(Your objective)
Reproduce exactly, and only, the lines of the material below running from the line bearing "Write the seaborn" through the line bearing "ax = fig.add_axes([0.1386, 0.1224, 0.7426, 0.8218])". Leave any pictures out.

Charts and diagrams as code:

==========

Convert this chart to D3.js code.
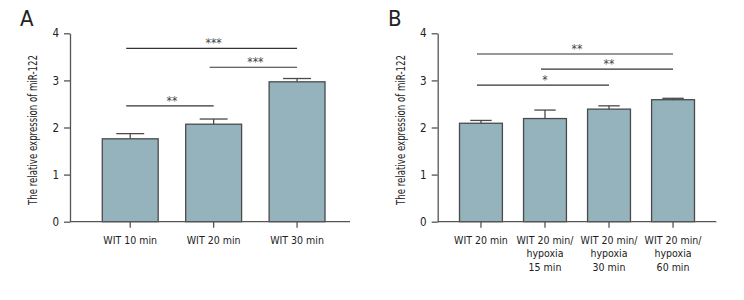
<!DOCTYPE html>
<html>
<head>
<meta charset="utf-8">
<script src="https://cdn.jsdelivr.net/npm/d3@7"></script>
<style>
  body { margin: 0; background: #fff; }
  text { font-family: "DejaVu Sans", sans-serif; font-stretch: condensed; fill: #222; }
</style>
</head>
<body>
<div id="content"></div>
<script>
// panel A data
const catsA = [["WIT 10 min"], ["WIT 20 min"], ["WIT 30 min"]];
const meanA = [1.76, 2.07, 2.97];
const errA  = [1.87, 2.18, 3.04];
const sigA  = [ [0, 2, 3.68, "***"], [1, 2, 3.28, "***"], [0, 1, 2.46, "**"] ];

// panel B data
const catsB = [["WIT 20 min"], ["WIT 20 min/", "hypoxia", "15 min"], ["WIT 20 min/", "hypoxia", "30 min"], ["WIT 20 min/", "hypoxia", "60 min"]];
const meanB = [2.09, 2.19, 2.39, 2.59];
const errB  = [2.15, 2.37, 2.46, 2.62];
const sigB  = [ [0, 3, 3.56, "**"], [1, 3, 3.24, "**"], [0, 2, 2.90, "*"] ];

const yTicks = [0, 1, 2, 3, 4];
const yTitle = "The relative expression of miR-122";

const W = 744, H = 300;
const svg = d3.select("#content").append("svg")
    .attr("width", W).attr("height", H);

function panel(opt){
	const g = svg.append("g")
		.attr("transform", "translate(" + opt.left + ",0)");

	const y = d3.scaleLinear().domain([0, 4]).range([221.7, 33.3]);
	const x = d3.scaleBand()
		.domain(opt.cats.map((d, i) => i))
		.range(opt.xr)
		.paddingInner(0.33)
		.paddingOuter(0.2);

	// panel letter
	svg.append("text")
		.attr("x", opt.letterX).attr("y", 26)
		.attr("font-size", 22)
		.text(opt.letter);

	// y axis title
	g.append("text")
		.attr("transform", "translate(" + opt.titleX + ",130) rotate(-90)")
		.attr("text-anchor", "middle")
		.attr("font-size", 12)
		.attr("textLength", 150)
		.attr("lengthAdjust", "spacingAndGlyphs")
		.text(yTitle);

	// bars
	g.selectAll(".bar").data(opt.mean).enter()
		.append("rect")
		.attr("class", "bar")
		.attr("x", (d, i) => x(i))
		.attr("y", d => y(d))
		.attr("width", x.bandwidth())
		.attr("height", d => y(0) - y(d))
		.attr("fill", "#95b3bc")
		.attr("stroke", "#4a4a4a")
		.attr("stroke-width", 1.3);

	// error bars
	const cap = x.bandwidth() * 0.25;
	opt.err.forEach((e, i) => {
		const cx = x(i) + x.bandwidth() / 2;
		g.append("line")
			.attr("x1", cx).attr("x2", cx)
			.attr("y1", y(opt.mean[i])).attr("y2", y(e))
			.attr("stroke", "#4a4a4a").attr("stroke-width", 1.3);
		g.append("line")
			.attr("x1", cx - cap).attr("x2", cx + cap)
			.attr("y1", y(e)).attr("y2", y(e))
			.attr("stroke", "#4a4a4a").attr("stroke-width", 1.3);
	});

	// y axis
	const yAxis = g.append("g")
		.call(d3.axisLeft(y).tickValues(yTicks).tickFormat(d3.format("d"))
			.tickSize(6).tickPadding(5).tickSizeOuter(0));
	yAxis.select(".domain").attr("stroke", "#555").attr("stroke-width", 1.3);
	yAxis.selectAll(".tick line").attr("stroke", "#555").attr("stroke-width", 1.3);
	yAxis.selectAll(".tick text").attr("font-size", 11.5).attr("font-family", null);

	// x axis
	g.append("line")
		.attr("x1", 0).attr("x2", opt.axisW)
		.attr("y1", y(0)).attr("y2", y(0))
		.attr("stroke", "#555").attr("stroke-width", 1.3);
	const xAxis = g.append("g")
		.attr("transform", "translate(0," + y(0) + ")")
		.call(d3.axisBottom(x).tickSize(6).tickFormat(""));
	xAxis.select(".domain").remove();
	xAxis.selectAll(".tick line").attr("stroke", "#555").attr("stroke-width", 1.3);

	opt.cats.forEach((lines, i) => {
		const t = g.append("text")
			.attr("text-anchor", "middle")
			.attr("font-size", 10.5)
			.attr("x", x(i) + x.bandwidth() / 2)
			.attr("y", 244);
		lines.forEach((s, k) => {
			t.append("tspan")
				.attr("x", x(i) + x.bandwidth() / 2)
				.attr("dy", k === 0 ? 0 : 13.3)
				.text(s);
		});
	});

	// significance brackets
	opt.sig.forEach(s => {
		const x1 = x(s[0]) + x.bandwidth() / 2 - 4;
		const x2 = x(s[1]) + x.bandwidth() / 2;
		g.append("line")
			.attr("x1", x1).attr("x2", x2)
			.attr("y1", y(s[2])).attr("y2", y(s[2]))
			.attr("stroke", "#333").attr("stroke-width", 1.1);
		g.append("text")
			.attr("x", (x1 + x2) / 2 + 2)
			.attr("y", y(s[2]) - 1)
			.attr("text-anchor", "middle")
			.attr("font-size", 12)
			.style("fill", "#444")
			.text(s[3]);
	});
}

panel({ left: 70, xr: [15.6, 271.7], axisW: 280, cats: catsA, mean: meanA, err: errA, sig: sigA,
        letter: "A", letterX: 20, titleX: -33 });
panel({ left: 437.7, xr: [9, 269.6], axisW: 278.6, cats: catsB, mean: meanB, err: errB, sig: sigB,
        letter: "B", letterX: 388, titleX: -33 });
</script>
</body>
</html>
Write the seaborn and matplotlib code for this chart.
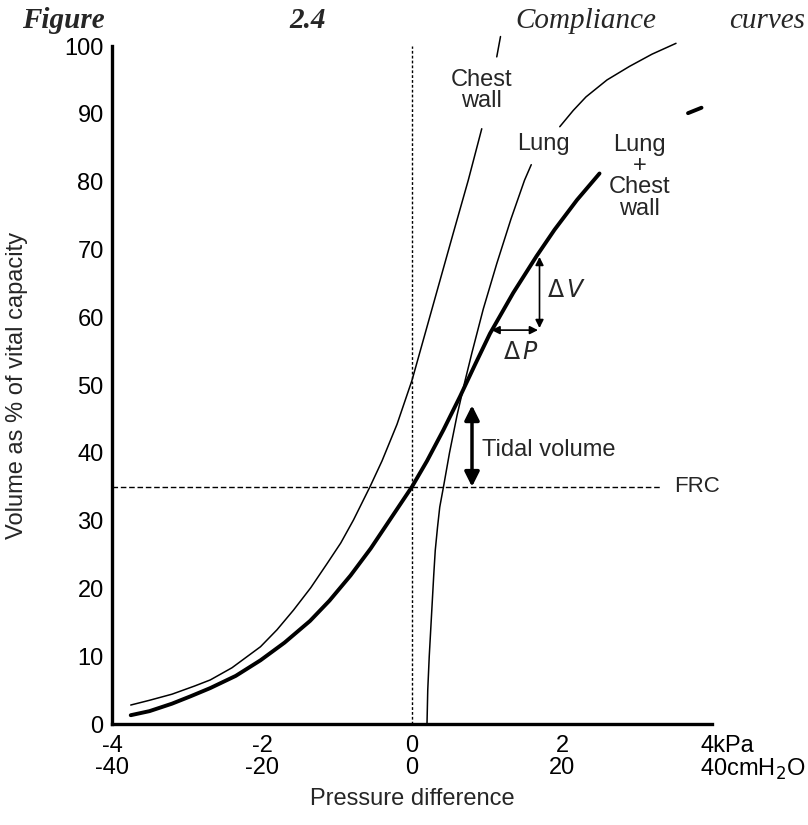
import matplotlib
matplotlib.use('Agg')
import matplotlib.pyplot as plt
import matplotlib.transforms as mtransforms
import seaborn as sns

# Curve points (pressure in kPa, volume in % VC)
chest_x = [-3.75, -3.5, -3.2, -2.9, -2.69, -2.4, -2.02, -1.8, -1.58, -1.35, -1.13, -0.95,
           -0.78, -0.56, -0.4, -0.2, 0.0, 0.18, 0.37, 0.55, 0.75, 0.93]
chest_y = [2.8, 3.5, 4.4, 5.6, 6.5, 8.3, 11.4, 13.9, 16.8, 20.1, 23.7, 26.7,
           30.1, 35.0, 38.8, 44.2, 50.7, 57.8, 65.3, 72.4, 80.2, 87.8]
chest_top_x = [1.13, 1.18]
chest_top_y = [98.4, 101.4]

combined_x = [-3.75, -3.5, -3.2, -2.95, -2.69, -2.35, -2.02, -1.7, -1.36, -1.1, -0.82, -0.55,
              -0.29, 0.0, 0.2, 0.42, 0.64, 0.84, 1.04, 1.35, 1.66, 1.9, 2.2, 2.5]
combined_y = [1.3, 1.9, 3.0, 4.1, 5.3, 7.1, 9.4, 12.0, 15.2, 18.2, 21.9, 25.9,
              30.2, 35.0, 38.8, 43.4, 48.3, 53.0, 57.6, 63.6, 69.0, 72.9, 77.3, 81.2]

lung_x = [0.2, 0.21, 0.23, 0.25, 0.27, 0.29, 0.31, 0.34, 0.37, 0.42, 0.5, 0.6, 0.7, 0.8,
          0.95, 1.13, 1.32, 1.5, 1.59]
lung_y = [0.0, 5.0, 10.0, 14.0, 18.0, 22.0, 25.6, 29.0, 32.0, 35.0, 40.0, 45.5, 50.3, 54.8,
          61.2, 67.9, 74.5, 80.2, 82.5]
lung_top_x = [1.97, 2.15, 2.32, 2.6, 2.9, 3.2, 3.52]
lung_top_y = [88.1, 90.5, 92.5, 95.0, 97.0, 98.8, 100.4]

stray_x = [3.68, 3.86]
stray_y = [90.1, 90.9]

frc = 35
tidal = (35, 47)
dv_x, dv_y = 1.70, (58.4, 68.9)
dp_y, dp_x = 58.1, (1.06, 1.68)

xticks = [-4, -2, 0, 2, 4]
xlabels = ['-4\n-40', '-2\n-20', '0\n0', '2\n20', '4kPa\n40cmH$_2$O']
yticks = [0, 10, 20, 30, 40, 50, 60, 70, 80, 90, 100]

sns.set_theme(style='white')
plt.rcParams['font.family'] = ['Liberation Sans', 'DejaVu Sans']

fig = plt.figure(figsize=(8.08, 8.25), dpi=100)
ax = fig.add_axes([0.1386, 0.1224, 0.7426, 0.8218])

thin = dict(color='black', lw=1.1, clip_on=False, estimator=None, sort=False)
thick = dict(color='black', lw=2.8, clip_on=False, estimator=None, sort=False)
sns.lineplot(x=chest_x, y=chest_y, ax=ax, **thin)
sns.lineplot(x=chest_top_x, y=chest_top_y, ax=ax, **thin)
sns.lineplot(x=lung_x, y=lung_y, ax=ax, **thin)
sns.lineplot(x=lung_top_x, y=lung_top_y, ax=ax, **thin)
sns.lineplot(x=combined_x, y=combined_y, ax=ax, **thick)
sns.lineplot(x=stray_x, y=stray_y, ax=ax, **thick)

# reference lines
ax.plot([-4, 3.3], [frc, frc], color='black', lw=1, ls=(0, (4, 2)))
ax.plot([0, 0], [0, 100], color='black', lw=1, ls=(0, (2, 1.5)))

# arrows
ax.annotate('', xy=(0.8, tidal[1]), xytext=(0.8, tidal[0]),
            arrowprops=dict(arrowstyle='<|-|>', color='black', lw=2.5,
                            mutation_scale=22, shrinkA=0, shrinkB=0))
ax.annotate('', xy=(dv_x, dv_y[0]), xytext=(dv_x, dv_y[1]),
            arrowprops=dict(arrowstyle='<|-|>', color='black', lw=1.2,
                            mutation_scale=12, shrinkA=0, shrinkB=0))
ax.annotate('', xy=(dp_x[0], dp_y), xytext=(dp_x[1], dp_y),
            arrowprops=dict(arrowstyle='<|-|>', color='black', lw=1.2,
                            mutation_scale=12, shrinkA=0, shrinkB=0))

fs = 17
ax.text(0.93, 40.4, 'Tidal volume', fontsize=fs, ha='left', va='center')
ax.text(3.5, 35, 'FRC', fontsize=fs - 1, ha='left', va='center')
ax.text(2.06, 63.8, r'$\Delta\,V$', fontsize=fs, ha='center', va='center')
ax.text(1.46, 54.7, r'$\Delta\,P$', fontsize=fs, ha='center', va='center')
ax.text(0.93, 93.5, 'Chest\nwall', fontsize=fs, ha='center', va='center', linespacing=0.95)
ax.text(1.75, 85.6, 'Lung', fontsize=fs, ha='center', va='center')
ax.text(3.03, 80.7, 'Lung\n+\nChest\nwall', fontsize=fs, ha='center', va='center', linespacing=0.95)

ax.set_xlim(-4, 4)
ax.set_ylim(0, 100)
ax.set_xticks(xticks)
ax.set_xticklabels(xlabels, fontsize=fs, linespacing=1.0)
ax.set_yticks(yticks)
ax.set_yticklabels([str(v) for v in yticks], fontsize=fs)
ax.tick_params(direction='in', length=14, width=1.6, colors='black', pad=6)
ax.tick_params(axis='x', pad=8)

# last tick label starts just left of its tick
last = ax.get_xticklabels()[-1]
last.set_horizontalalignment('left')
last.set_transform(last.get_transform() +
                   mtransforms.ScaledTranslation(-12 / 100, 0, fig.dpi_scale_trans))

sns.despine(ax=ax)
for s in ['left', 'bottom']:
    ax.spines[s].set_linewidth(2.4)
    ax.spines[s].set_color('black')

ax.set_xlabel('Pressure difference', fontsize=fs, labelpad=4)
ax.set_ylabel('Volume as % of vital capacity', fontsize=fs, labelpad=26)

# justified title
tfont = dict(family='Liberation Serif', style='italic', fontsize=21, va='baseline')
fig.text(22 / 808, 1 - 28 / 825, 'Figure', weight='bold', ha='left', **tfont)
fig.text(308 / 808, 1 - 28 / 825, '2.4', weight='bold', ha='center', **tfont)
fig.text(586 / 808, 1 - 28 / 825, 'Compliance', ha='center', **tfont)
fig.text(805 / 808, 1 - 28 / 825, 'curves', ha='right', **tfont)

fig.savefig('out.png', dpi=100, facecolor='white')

==========

(Complete output)
Write the seaborn and matplotlib code for this chart.
import matplotlib
matplotlib.use('Agg')
import matplotlib.pyplot as plt
import matplotlib.transforms as mtransforms
import seaborn as sns

# Curve points (pressure in kPa, volume in % VC)
chest_x = [-3.75, -3.5, -3.2, -2.9, -2.69, -2.4, -2.02, -1.8, -1.58, -1.35, -1.13, -0.95,
           -0.78, -0.56, -0.4, -0.2, 0.0, 0.18, 0.37, 0.55, 0.75, 0.93]
chest_y = [2.8, 3.5, 4.4, 5.6, 6.5, 8.3, 11.4, 13.9, 16.8, 20.1, 23.7, 26.7,
           30.1, 35.0, 38.8, 44.2, 50.7, 57.8, 65.3, 72.4, 80.2, 87.8]
chest_top_x = [1.13, 1.18]
chest_top_y = [98.4, 101.4]

combined_x = [-3.75, -3.5, -3.2, -2.95, -2.69, -2.35, -2.02, -1.7, -1.36, -1.1, -0.82, -0.55,
              -0.29, 0.0, 0.2, 0.42, 0.64, 0.84, 1.04, 1.35, 1.66, 1.9, 2.2, 2.5]
combined_y = [1.3, 1.9, 3.0, 4.1, 5.3, 7.1, 9.4, 12.0, 15.2, 18.2, 21.9, 25.9,
              30.2, 35.0, 38.8, 43.4, 48.3, 53.0, 57.6, 63.6, 69.0, 72.9, 77.3, 81.2]

lung_x = [0.2, 0.21, 0.23, 0.25, 0.27, 0.29, 0.31, 0.34, 0.37, 0.42, 0.5, 0.6, 0.7, 0.8,
          0.95, 1.13, 1.32, 1.5, 1.59]
lung_y = [0.0, 5.0, 10.0, 14.0, 18.0, 22.0, 25.6, 29.0, 32.0, 35.0, 40.0, 45.5, 50.3, 54.8,
          61.2, 67.9, 74.5, 80.2, 82.5]
lung_top_x = [1.97, 2.15, 2.32, 2.6, 2.9, 3.2, 3.52]
lung_top_y = [88.1, 90.5, 92.5, 95.0, 97.0, 98.8, 100.4]

stray_x = [3.68, 3.86]
stray_y = [90.1, 90.9]

frc = 35
tidal = (35, 47)
dv_x, dv_y = 1.70, (58.4, 68.9)
dp_y, dp_x = 58.1, (1.06, 1.68)

xticks = [-4, -2, 0, 2, 4]
xlabels = ['-4\n-40', '-2\n-20', '0\n0', '2\n20', '4kPa\n40cmH$_2$O']
yticks = [0, 10, 20, 30, 40, 50, 60, 70, 80, 90, 100]

sns.set_theme(style='white')
plt.rcParams['font.family'] = ['Liberation Sans', 'DejaVu Sans']

fig = plt.figure(figsize=(8.08, 8.25), dpi=100)
ax = fig.add_axes([0.1386, 0.1224, 0.7426, 0.8218])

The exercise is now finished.